Critique: Trick or Treat : Effroi ou plaisir?
Scène

Critique: Trick or Treat : Effroi ou plaisir?

Trick or Treat est une pièce d’une intensité nerveuse comme on en voit rarement au théâtre. Une pièce, urbaine, très américaine, qui peint un monde d’hommes, où se mesurent les mâles, pour voir qui mènera la meute…

On pourrait traduire l’expression «trick or treat», lancée aux portes par les enfants anglophones le soir de l’Halloween, par «malice ou friandises». Ou, plus librement, pour convenir à la pièce de Jean Marc Dalpé, par «effroi ou plaisir»…

Il y a des deux dans cette pièce d’une intensité nerveuse comme on en voit rarement au théâtre. Plaisir de la découverte devant ces personnages de la petite pègre qui se livrent par bribes, d’un tableau à l’autre, jusqu’à leur affrontement. Plaisir aussi devant l’humour râpeux de certaines situations, certains échanges. Plaisir immense, enfin, de voir sur scène un comédien de la trempe de Pierre Curzi, dont un seul geste emplit l’espace, et auquel se mesurent avec talent Jean Marc Dalpé et David Boutin, solides.

Mais malgré le sourire, l’effroi n’est jamais loin. Il surgit de la tension constante, naît devant la solitude ou l’impuissance des personnages qui, sous nos yeux, glissent dans les plus dangereux dérapages. L’effroi nous saisit devant la dureté et la vérité des situations; c’est un univers sans merci que montre Trick or Treat, métaphore d’un monde où la puissance mène toujours.

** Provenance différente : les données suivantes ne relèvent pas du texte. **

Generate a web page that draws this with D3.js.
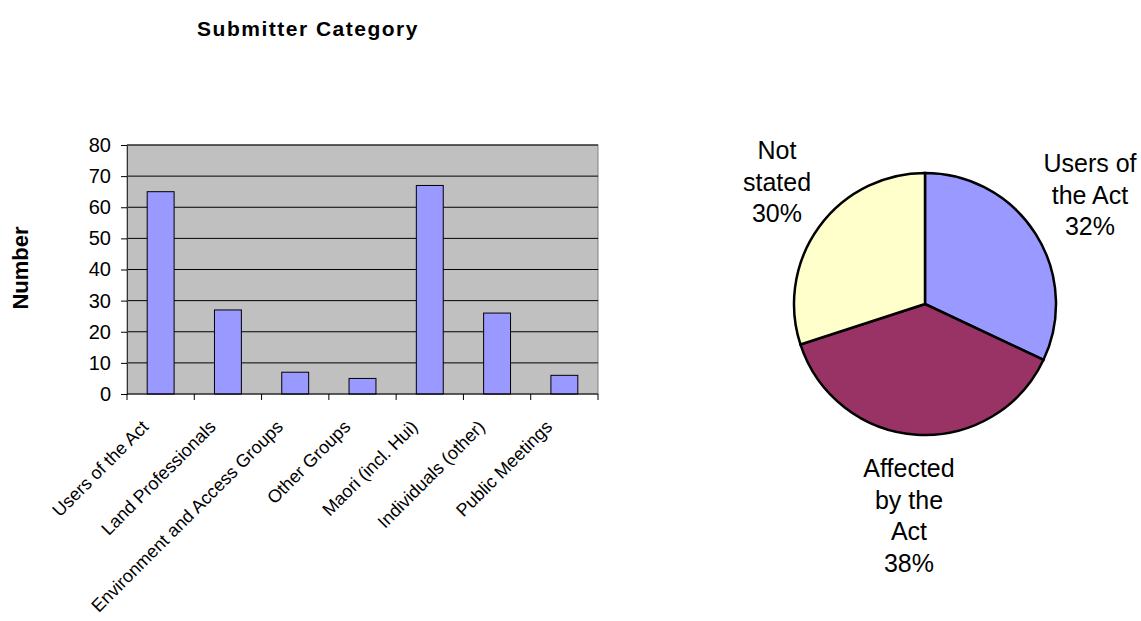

Le plus souvent, plaisir et effroi cohabitent et se mélangent, issus de l’ensemble. La mise en scène de Fernand Rainville et le jeu des comédiens sont rapides, nerveux, créant la «contagion» chez les spectateurs. Certains passages, d’une efficacité redoutable, amènent le public à faire un avec le personnage, dans un instant où chacun retient son souffle. Les intermèdes entrecoupant les tableaux, monologues racontant des rêves, souvent d’inspiration biblique, sont plastiquement très beaux, par l’utilisation de l’éclairage et les projections de texte. Ces moments poétiques contrastent fortement avec l’ensemble, ravivant l’impression que chaque personnage, pourtant si dur dans sa vie diurne, est habité, profondément, d’incertitude.
La pièce, urbaine, très américaine, peint un monde d’hommes, où se mesurent les mâles, pour voir qui mènera la meute. Enfouis dans une carapace nécessaire à leur survie, ils sont constamment rattrapés par une sensibilité d’autant plus bouleversante qu’elle crée un contraste percutant avec l’indifférence, la violence même dont ils sont capables. Car le désespoir de voir la maladie de sa mère n’empêche pas l’insensibilité ou la cruauté la plus insouciante.
La pièce de Jean Marc Dalpé est dominée par ces personnages imprévisibles, à la fois inquiétants et vulnérables.
Dans Trick or Treat, comme un soir d’Halloween, il semble que tout puisse arriver.